The problem with degree programs in broadcasting/communications, is the industry changes faster than the education system can keep up with it. The schools that encourage semester-long internships have a better chance of turning out someone who can get a job in radio.

My advice to young people looking at broadcasting as a career has always been - go to college, get a degree that will help you get a job in some other industry. Take computer classes, marketing classes, business course, p - learn all aspects of business in general. Take an extra class or two in the communications department, and maybe a political science and psychology.

Meanwhile, get a part time job at a COMMERCIAL radio station.

If you have a degree in Public Relations, Marketing, Business Administration - just name a degree of general nature - you can find a decent job in most any field of business.

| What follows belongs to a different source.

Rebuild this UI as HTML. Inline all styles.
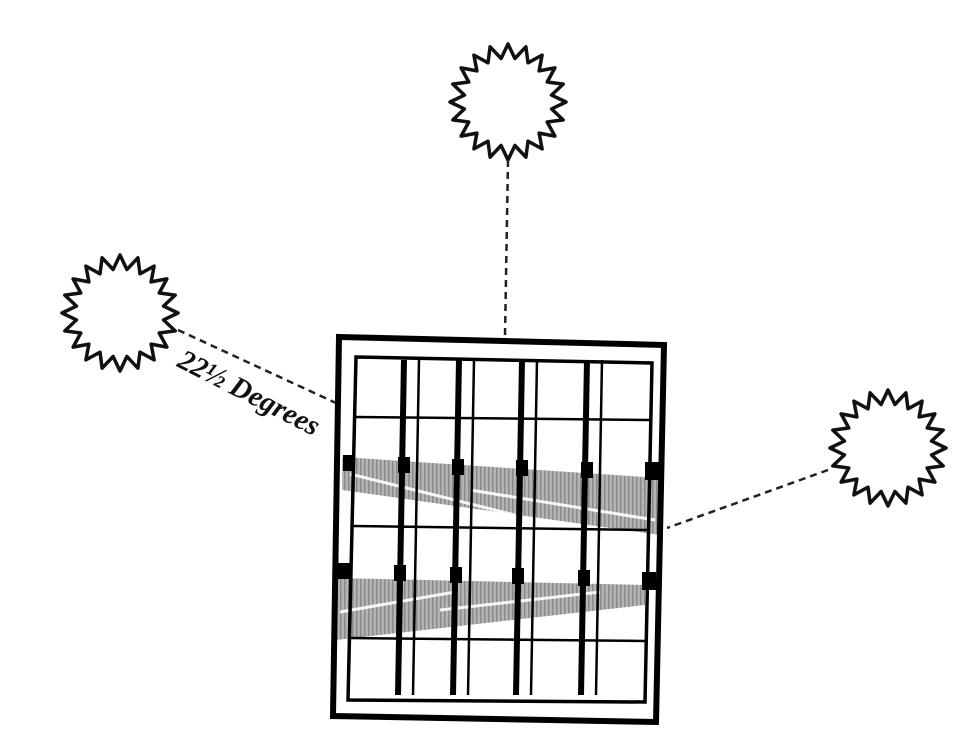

If you want to learn about music licensing, negotiating with syndicators, how to deal with engineers and sales people, call me. I will start an on-line school.
 
XTalker said:
If you want to learn about music licensing, negotiating with syndicators, how to deal with engineers and sales people, call me. I will start an on-line school.

Opportunist. lol.

I agree with you part and parcel regarding broadcast degree programs, but I have to say, in response to an earlier post, it doesn't surprise me at all that schools with broadcast journalism degree programs don't cover music licensing. I've never heard of it being covered at all...except in the School of Hard Knocks, right up there with how to deal with record reps, adding music, determining music rotations and the like.
 
I always had positive experiences with students from UNC-G, NC A&T, and Winston-Salem State.

The WSSU program is run by a guy who actually worked in a radio station when he was working on his Doctorate.

A&T had a good intern program, however, I believe the person who ran it is now at Elon. Their program also required each student to conduct "a business lunch" meeting with someone from the industry, they did mock job interviews, and they had local broadcasters as guest speakers to classes.